具有相似性的恶性事件,接二连三地发生。
类似的恶性案件频发,往往具有相同的时代背景。
比如,有一个时期,“车匪路霸、飞车党”曾经盛行。
有数据显示, 1997年到 2006年间,广州市共发生 1.5万起“飞车抢劫案”,共造成 100多人重伤、 40多人死亡。那是流动人口暴增的年头。一些年轻人到了城里,发现谋生艰难,以致铤而走险。
90年代中后期,我刚刚出门远行的时候,对于传说中的“车匪”还很害怕,现金要装在最贴身的地方。
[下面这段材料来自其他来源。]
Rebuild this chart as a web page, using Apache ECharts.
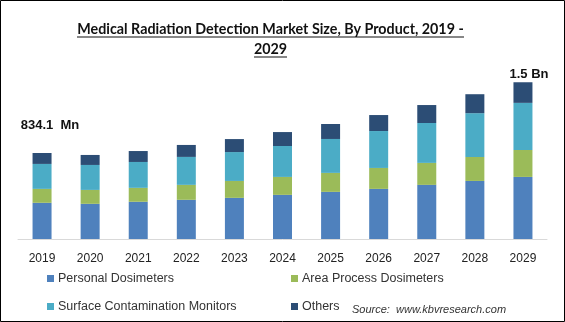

在长途汽车上,偶尔见到骗人的把戏,中途还会被强行赶下车到司机的定点停车场“消费”。
一度,火车站是混乱危险之地。
一度,沿海走私活动猖獗。
曾经,拐卖妇女频发,那可能与当时贫困人口太多,太多人娶不到老婆有关。
曾经,拐卖儿童频发,那可能与长时间的“计生”等原因有关。
这些都在一定程度上引发了“严打”。
“严打”的全称是“严厉打击严重刑事犯罪”,发端于 1983年。那是“改革”初期,社会开始放松、转型,城市里待业青年激增,抢劫强奸谋杀案件频发。于是,最高层部署,开始了为期三年的“严打”。
“严打”可谓严酷,如今看来的一些“小事”,当时可能会判重刑甚至死刑。从重从快,萝卜快了不洗泥,不可避免地有冤魂。老话说,哪个庙里没有屈死鬼?没撞上“严打”,尚有佘祥林、聂树斌、呼格吉勒图等冤案,何况非常时期。
第一次“严打”显然起到了“震慑”作用,所以后来多次进行。
1996年,有了第二次“严打”。
那之前,有砸烂“三铁”的举动,国企的铁饭碗、铁工资、铁交椅松动,下岗工人激增。不少“工人阶级”突然失去保障。
那之前,发生了一系列的惊天大案,如李沛瑶遇害案、鹿宪洲案和白宝山案等。李,官至副委员长,被入室抢劫的歹徒杀害,实属罕见。
第三次“严打”发生在世纪之交,被称为“新世纪严打”,据说主要针对“黑恶势力团伙”。
第四次“严打”发生在 2010年,重点打击个人极端暴力犯罪、涉枪涉爆犯罪、黑恶势力犯罪、电信诈骗犯罪、拐卖儿童妇女犯罪、“两抢一盗”犯罪和“黄赌毒”等违法犯罪活动。
“严打”的特点是集中、快速、声势浩大,在打击犯罪的同时,重在震慑。震慑的目的,可能确实在一定程度上实现了。比如,飞车党后来几乎就没有了。但也有人分析说,飞车党之说以日渐减少并销声匿迹,也与后来经济快速发展有关。那些潜在的“毛贼”,随便打个工就能挣到钱,就不至于冒着坐牢的风险公开抢夺了。
技术的发展也让一些犯罪活动销声匿迹了。比如,随着电子支付的普及,现在大家出门基本上不带现金了。比如,摄像头的普及,也让一些毛贼难以遁形了。
总之,距离最近的一次“严打”也已经大概 15年了,“严打”这个词儿似乎已经退出历史舞台了。不论是“严打”震慑效果好,还是经济发展好所致,回望几十年的历程,公众的安全感确实是有了明显的提升的。与安全感提升同步的,是经济的快速发展和民众收入的提升。或许可以说,安全感提升与经济发展具有正相关性。
15年,足以让社会发生深刻变化。
比如,“高速发展”在向“高质量发展”转变,意味着速度有所下降。
比如, 15年前小汽车还没有普及而如今遍地是汽车,甚至还成了“武器”。
以汽车为武器犯罪,这与以往的犯罪形式存在严重的不同。偷窃、抢劫、黑恶犯罪,都是冒险谋利,也比较隐秘,即便是飞车抢劫是在明处犯案,也是立即逃跑。用汽车犯罪,当然是跑不掉的,至少车上有车牌,摄像头一眼就能识别,开着车犯罪相当于“实名干活”。对于这种犯罪,震慑的效果如何尚不可知。
然而,不论震慑效果如何,国家机器不会无动于衷的 ……
社会的进程犹如一辆载重卡车,有时会刹车有时会踩油门,有时候会遇到红灯,有时候会有剐蹭。车上的人不被甩下,路上的人不被剐蹭,都算是幸运。
社会变迁的过程中,写满具有时代特征的故事。能安全地回望或展望这些故事,也是一种幸运吧。